The Right Coast

June 12, 2005
Report from al-Andalus
By Maimon Schwarzschild

A week's travel in Andalucia, after an urgent Law and Philosophy conference in Granada: all just part of the academic routine, of course.

The "centro historico" of a Spanish town, like that of European towns and cities generally, is almost always glorious: elegant architecture, beautifully maintained. In Andalucia, formerly al-Andalus, the old forts and palaces, and even the churches, reflect the flowering of Moslem culture before the Christian consolidation (and the mass expulsions of Jews and Moslems) after 1492. But the lovely old neighbourhoods are almost as striking as the great monuments: now thoroughly gentrified, they are a treat to visit.

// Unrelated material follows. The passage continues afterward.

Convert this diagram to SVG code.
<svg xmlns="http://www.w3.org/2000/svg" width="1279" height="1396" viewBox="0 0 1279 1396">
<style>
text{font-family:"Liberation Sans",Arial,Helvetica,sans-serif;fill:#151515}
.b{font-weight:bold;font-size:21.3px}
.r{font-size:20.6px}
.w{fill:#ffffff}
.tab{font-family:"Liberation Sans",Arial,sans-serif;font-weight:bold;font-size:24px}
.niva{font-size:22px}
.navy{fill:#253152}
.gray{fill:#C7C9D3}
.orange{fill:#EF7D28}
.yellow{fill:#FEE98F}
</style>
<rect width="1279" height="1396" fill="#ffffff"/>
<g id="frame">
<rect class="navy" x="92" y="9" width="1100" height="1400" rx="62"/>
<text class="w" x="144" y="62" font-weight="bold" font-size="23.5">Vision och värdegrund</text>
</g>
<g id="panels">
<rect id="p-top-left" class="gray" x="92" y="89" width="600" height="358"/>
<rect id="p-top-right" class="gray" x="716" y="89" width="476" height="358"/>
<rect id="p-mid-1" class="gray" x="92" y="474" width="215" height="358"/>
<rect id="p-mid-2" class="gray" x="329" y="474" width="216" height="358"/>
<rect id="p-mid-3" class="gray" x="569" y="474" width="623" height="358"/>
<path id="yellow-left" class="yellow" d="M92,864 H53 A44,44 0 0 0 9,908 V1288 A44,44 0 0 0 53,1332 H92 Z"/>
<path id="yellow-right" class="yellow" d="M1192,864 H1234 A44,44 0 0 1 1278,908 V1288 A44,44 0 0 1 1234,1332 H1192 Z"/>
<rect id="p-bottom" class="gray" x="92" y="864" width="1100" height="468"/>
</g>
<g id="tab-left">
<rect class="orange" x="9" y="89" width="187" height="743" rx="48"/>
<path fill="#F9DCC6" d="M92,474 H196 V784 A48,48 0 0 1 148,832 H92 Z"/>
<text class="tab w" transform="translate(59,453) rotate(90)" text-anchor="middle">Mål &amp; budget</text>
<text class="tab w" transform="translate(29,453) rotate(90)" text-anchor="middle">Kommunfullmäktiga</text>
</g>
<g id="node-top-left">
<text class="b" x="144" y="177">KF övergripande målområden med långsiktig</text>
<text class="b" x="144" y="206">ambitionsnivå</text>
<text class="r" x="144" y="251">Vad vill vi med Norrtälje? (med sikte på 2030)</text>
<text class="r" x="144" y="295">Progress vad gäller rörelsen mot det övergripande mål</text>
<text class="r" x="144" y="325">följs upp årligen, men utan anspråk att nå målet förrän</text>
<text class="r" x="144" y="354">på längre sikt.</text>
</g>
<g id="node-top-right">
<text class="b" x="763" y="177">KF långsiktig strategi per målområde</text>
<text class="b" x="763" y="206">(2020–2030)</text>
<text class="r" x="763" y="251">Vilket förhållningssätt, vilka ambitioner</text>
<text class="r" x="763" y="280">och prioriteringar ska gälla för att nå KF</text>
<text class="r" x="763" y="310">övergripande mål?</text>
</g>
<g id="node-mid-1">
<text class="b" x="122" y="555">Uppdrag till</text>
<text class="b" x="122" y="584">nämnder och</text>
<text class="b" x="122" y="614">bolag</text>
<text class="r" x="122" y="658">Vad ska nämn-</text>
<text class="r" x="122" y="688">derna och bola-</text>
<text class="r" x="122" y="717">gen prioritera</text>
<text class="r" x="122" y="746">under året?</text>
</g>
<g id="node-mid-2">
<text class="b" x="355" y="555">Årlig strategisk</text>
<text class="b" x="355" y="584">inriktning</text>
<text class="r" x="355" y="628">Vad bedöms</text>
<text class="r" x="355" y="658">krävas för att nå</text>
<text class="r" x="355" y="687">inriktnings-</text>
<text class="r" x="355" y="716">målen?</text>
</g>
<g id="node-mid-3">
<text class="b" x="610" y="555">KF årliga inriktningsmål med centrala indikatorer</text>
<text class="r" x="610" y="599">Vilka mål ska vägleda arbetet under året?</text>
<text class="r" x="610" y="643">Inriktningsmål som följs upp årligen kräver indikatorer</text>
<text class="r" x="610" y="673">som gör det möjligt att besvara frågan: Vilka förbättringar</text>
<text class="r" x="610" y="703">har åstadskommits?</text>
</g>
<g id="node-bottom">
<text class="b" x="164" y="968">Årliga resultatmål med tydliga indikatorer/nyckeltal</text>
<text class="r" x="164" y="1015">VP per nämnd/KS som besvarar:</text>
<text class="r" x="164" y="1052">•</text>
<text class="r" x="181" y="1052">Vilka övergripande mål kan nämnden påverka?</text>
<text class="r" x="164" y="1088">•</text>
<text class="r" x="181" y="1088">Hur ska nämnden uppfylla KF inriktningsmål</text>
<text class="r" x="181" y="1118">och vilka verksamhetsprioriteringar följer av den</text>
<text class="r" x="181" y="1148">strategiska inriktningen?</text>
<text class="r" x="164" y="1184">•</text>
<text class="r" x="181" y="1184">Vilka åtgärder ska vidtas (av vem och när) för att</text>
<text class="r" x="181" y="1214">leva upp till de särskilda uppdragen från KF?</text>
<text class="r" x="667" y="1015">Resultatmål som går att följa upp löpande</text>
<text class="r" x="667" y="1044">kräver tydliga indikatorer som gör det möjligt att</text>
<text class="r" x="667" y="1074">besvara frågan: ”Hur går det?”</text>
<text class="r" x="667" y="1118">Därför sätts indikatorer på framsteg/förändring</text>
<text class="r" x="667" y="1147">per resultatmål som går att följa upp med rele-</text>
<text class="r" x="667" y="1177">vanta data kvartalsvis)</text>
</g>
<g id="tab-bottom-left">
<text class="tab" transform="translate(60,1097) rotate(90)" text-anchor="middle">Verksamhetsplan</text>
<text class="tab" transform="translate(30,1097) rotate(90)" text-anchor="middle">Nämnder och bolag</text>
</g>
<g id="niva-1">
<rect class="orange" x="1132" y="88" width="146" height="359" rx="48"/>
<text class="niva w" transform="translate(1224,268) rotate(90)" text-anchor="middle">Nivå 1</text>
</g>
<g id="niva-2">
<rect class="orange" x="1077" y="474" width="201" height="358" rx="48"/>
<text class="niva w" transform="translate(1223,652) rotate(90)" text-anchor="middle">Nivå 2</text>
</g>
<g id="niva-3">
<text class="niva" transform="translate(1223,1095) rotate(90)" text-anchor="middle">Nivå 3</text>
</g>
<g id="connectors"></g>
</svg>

The historic central districts contrast sharply with the medium-rise apartment buildings that surround every town. They are boxy, post-Franco modern, slightly shoddy looking, and there are vast numbers of them. Anywhere in the world -- very much including the USA -- it is surely better to be upper middle class than lower middle class. But the contrast seems even sharper in Europe. And Europe's boxy-development dwellers have long been treated as peripheral politically as well as socially and architecturally. The "centres historiques" voted Oui in the French Euro-referendum. They lost to an angry backlash from the boxers.

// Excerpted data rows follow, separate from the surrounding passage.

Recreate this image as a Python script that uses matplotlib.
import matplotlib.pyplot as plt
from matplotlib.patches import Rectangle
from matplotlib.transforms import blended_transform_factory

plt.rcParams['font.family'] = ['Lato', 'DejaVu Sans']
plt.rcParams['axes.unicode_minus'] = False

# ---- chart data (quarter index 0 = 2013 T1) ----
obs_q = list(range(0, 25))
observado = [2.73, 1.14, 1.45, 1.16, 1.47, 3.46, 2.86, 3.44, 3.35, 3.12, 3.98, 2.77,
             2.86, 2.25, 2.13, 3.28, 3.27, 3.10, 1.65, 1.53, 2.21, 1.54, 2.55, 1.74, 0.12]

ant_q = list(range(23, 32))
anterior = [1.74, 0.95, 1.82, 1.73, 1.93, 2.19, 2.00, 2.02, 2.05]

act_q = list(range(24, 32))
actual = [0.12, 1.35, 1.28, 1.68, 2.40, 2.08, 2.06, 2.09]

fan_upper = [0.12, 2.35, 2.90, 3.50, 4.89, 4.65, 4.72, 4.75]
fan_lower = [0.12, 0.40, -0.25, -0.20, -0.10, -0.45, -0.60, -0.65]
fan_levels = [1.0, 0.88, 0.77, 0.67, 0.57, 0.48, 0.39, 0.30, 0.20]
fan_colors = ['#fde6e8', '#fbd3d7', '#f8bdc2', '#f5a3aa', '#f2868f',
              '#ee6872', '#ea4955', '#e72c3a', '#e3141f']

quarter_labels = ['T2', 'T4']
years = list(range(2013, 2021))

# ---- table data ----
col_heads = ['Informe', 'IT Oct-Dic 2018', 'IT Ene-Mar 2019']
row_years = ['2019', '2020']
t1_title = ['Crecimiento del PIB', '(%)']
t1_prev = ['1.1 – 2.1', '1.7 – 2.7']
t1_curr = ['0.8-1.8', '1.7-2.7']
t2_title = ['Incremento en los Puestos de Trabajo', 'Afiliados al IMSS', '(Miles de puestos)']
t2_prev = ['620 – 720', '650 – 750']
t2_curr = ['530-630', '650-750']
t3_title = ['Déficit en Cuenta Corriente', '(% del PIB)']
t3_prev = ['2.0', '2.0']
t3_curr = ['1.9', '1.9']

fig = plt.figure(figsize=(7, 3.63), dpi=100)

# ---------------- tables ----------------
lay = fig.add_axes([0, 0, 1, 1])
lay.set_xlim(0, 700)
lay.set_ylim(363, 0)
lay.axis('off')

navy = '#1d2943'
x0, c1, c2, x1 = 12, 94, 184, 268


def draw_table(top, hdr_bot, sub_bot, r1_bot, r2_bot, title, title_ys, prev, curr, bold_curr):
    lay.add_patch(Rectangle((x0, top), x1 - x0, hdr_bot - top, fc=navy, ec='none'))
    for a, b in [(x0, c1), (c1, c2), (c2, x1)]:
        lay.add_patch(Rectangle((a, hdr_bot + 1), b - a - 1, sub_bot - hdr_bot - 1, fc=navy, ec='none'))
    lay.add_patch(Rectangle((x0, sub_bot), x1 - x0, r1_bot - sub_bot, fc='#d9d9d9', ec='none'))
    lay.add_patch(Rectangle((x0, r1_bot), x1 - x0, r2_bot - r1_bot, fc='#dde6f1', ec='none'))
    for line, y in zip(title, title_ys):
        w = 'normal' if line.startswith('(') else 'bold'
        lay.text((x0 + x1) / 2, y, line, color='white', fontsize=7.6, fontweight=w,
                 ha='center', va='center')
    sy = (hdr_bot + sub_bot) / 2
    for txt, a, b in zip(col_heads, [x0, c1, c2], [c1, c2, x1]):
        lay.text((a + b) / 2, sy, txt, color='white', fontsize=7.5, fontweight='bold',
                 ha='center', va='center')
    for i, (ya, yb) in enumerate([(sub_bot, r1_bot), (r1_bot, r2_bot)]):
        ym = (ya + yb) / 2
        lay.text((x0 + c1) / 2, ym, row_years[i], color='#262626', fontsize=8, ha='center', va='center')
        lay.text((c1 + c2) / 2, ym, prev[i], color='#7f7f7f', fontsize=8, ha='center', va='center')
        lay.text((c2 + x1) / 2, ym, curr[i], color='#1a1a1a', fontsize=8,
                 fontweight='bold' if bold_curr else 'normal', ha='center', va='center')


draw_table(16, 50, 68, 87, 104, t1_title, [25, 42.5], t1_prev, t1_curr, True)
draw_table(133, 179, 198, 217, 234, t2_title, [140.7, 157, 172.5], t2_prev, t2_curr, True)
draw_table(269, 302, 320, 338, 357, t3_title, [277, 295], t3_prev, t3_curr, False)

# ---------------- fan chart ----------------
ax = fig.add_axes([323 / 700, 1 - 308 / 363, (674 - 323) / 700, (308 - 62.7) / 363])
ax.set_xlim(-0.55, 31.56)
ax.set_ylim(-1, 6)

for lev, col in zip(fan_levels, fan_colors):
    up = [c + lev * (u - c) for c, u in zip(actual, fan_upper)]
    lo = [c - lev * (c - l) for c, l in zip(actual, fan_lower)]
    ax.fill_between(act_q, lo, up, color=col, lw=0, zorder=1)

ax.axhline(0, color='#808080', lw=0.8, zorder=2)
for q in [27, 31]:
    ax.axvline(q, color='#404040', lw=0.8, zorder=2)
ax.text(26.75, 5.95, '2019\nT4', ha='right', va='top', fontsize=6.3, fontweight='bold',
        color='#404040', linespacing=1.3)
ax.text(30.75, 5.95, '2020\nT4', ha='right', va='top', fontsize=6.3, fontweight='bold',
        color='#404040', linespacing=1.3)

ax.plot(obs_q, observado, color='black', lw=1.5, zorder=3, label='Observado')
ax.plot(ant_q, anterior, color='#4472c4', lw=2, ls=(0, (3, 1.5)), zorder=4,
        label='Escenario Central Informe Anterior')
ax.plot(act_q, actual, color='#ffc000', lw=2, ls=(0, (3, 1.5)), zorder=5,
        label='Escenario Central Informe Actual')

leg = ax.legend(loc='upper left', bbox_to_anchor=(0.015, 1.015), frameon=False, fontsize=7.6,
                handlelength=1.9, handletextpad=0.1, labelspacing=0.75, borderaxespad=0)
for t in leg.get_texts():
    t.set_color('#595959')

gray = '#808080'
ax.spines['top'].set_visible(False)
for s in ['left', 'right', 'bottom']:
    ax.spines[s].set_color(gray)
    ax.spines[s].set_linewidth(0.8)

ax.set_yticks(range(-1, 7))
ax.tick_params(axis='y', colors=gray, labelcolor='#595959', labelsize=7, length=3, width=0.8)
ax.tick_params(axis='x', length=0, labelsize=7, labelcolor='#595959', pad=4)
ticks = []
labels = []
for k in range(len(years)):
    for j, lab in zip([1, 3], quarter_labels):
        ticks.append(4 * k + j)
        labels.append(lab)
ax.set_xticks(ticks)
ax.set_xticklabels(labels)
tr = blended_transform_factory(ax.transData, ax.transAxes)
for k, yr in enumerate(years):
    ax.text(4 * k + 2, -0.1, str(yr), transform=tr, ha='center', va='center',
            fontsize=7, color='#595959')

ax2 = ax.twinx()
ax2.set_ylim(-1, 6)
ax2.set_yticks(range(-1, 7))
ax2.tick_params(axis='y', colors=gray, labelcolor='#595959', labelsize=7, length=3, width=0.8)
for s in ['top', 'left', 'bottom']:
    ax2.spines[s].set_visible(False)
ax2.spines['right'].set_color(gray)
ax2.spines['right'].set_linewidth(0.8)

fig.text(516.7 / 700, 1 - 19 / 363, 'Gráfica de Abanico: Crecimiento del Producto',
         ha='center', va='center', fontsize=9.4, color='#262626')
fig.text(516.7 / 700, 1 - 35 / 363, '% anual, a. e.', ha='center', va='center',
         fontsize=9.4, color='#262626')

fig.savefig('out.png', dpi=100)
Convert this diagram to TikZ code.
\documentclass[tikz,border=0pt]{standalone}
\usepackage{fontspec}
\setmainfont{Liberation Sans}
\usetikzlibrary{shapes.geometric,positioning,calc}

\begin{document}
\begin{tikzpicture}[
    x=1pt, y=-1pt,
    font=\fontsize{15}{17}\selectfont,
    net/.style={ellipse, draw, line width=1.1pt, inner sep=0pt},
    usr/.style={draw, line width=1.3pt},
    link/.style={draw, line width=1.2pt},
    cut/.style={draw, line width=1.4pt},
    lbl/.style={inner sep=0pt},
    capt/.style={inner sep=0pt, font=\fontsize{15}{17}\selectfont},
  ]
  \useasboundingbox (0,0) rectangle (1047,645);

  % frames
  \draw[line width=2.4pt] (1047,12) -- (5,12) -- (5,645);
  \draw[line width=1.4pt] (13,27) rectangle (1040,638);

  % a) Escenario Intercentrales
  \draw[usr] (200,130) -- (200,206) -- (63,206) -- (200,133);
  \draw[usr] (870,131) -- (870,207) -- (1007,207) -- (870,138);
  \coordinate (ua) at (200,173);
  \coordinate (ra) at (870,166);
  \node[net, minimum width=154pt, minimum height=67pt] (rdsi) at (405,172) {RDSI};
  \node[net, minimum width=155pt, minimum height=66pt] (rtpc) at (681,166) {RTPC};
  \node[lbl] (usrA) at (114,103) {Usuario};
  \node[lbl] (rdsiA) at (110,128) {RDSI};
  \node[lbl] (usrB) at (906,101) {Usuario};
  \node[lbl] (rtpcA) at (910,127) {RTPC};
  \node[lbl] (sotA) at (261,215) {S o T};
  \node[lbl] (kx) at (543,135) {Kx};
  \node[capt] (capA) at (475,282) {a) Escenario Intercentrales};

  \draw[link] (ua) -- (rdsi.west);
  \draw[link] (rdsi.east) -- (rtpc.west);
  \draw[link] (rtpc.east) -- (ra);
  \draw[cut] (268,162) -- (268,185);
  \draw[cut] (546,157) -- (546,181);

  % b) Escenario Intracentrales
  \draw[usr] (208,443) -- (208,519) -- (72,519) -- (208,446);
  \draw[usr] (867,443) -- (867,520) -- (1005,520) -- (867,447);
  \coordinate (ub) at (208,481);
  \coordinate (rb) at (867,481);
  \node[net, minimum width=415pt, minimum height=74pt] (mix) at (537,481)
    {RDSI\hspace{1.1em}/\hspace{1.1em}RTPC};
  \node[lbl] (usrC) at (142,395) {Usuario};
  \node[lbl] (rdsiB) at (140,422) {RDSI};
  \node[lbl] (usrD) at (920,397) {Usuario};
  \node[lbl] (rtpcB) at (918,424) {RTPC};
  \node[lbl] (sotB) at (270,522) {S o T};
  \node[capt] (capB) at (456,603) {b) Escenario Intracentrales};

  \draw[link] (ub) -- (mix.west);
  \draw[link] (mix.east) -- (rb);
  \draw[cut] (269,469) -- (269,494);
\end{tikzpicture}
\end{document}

In Spanish towns, the heart of the "centro historico" is often the pre-1492 "juderia" -- the Jewish ghetto, now a lovely residential setting for the favoured few. There are no Jews living there, but Spain seems proud that there once were. There are plaques and monuments, even statues to such as Maimonides, to remind the visitor of those who once lived nearby.

Perhaps in 500 years or so the "Judengasse" -- the Jews' street -- will be the most desirable and expensive part of every German town. Will the House at the Sign of the Black Shield (Schwarz-schild) be a tourist attraction in Frankfurt? More likely, I suppose, the house of our neighbours up the street, at the sign of the Red Shield (Roth-schild).